Entries with chart source code:
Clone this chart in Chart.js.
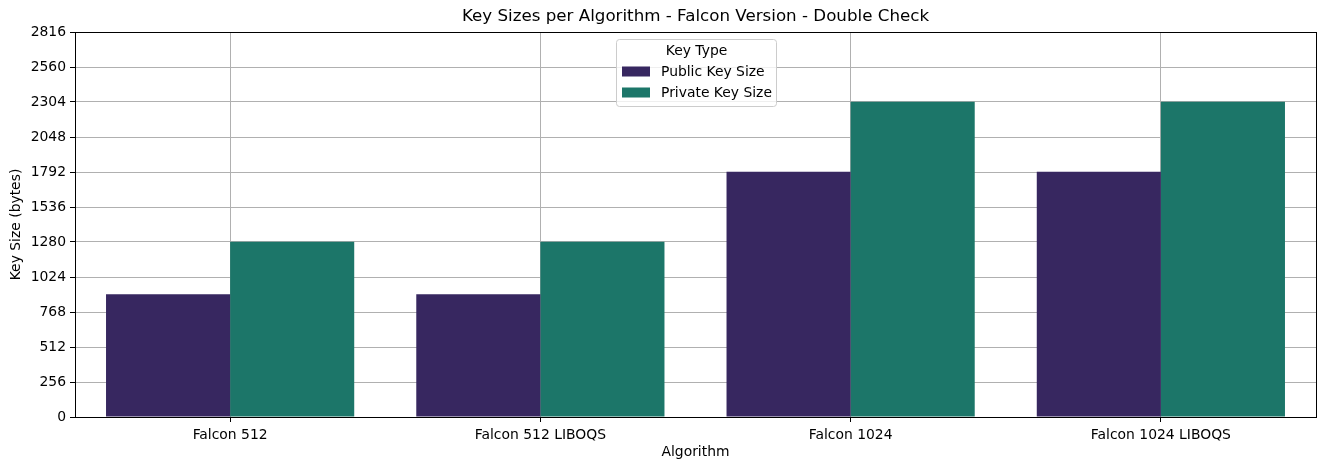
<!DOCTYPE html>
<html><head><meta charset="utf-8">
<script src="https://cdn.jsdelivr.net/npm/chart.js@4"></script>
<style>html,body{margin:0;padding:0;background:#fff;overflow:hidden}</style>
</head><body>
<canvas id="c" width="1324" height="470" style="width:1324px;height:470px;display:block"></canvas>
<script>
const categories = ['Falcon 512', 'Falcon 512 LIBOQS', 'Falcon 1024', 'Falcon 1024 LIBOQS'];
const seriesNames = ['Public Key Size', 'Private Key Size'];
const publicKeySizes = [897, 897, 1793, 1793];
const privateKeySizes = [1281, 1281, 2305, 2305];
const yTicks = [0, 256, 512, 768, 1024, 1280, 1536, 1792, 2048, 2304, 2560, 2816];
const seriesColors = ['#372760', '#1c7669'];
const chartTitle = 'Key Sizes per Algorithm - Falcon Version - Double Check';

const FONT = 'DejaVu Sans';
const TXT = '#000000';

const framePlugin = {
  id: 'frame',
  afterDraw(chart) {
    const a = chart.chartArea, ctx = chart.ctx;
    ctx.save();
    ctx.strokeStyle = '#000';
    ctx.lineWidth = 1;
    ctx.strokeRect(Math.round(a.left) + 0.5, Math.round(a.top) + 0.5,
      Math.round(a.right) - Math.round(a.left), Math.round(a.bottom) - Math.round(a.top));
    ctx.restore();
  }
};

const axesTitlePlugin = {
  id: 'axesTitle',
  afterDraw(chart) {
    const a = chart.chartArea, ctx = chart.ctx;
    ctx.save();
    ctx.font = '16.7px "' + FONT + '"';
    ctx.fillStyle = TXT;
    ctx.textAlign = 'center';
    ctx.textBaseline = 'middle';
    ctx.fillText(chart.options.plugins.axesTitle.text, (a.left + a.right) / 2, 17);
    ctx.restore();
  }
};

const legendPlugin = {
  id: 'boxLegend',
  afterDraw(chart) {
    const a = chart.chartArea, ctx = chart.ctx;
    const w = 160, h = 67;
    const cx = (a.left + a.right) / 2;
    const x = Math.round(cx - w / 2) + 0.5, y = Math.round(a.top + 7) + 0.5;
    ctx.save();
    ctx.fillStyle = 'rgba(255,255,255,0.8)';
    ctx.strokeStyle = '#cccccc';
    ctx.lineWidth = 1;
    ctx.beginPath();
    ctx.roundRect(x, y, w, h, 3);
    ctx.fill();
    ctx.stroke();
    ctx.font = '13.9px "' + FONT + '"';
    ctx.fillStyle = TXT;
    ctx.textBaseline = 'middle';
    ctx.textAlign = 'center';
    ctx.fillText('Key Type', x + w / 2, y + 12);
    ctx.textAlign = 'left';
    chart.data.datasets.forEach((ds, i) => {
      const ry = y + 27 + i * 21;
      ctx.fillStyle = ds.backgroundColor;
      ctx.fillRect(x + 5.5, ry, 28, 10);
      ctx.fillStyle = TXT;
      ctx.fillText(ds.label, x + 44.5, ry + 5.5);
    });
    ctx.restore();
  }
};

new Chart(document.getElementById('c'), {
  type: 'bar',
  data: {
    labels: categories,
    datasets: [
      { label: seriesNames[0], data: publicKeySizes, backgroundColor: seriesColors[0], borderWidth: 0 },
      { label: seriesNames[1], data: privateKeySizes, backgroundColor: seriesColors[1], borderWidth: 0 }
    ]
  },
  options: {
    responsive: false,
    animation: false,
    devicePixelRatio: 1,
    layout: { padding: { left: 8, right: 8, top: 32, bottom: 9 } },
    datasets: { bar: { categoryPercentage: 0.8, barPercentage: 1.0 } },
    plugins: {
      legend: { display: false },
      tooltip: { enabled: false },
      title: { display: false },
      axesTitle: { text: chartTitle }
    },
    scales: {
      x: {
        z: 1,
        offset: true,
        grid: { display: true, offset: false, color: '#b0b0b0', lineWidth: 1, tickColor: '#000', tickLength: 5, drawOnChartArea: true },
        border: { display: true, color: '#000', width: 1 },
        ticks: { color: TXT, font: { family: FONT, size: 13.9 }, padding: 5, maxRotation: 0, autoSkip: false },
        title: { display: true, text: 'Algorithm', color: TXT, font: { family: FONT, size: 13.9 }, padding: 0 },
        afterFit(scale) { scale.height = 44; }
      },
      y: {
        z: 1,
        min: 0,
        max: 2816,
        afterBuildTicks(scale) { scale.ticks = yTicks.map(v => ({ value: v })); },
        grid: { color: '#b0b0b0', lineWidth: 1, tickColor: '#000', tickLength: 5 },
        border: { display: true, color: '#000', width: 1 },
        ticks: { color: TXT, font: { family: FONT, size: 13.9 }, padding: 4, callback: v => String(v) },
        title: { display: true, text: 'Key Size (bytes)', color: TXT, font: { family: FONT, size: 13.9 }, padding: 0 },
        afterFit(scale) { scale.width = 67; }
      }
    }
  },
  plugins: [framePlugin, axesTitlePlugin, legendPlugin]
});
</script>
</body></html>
==
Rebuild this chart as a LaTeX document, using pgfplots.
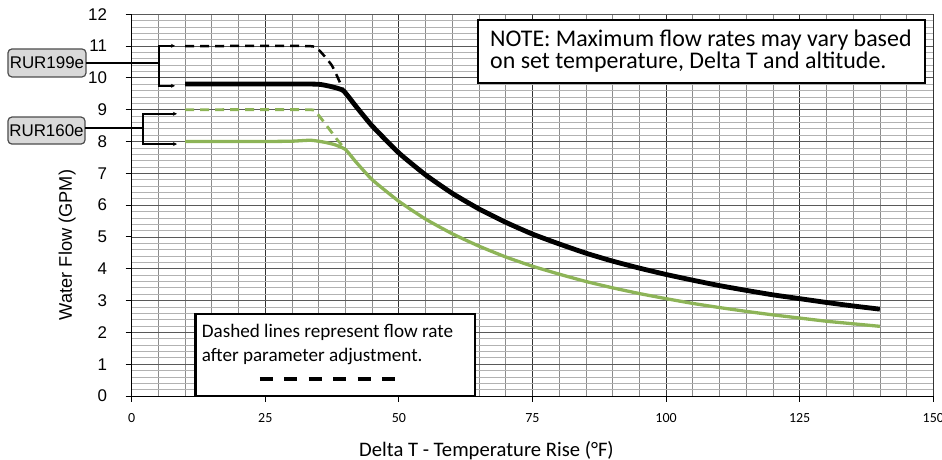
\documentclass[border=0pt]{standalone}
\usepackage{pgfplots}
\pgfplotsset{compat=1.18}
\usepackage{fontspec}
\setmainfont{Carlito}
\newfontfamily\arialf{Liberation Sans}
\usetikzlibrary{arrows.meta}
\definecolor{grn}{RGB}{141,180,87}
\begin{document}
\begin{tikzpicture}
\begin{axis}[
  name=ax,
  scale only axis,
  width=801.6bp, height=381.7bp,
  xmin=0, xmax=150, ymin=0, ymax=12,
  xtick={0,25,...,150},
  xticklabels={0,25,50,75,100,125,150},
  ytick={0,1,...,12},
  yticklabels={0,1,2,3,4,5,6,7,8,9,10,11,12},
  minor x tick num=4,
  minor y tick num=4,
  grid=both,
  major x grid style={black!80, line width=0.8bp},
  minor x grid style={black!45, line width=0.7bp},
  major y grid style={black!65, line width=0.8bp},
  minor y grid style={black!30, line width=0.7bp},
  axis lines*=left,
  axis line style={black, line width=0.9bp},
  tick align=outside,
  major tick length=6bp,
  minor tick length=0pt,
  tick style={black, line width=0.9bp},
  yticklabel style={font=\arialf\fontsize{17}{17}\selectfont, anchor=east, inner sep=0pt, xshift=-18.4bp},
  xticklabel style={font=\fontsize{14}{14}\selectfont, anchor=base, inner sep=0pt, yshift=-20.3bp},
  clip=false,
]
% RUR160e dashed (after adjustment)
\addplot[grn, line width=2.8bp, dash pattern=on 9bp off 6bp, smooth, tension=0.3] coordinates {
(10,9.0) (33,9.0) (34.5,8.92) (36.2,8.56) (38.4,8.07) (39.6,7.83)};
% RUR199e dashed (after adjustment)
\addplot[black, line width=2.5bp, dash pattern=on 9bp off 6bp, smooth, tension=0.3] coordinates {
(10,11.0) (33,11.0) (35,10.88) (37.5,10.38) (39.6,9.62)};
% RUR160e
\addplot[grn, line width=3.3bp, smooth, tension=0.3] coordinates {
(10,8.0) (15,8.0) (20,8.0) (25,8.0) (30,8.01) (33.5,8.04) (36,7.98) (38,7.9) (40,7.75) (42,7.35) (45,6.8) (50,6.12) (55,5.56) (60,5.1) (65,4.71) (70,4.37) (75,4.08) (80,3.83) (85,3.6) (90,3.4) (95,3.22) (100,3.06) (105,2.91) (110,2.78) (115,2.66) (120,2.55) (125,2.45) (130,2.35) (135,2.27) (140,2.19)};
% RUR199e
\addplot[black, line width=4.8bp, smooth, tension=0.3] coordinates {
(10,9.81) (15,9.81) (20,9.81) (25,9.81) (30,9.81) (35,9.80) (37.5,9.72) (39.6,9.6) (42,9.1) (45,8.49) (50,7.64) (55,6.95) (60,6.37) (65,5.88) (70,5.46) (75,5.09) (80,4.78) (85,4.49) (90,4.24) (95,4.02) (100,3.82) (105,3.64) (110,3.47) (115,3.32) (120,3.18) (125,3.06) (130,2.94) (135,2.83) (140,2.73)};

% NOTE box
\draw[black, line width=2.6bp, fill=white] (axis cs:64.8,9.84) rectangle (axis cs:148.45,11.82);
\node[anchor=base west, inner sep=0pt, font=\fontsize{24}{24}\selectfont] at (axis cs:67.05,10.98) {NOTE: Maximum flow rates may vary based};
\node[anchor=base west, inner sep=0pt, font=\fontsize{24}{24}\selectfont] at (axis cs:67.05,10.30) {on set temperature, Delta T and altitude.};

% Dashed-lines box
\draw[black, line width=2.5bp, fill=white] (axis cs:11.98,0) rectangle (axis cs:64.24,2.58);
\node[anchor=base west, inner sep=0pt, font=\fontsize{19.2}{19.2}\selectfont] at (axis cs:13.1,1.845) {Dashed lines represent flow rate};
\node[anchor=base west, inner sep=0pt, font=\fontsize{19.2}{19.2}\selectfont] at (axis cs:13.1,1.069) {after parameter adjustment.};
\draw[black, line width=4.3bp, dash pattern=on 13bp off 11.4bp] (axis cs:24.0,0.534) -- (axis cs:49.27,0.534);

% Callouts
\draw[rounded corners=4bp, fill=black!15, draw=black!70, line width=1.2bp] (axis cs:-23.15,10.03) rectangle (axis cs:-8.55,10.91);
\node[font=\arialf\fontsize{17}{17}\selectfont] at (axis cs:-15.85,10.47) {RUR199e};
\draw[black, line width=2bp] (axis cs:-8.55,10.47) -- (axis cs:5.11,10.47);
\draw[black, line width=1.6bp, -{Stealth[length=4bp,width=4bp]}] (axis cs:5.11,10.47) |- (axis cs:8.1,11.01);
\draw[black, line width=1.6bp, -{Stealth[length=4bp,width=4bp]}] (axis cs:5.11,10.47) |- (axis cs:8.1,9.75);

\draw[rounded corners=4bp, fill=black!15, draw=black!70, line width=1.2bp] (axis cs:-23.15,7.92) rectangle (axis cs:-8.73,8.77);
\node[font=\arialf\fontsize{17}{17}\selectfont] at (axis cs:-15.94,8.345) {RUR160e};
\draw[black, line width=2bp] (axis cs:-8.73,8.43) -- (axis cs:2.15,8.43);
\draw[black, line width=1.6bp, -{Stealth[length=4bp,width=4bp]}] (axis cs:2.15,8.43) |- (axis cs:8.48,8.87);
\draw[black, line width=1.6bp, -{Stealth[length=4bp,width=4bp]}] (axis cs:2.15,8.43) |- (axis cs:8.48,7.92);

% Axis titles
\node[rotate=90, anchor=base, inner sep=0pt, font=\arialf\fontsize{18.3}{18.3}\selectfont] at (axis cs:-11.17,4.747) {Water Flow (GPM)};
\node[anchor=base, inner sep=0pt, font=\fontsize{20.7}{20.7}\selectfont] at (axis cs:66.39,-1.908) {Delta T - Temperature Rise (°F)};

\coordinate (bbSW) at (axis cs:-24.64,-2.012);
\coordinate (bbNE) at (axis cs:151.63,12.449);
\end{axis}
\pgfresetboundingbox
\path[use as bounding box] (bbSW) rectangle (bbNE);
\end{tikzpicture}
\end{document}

CHALLENGE: Using the entries above, transcribe every line from the line containing "Clone this chart in Chart.js." through the line containing "const chartTitle = 'Key". Do not copy pictures.

THE REPLY:
Clone this chart in Chart.js.
<!DOCTYPE html>
<html><head><meta charset="utf-8">
<script src="https://cdn.jsdelivr.net/npm/chart.js@4"></script>
<style>html,body{margin:0;padding:0;background:#fff;overflow:hidden}</style>
</head><body>
<canvas id="c" width="1324" height="470" style="width:1324px;height:470px;display:block"></canvas>
<script>
const categories = ['Falcon 512', 'Falcon 512 LIBOQS', 'Falcon 1024', 'Falcon 1024 LIBOQS'];
const seriesNames = ['Public Key Size', 'Private Key Size'];
const publicKeySizes = [897, 897, 1793, 1793];
const privateKeySizes = [1281, 1281, 2305, 2305];
const yTicks = [0, 256, 512, 768, 1024, 1280, 1536, 1792, 2048, 2304, 2560, 2816];
const seriesColors = ['#372760', '#1c7669'];
const chartTitle = 'Key Sizes per Algorithm - Falcon Version - Double Check';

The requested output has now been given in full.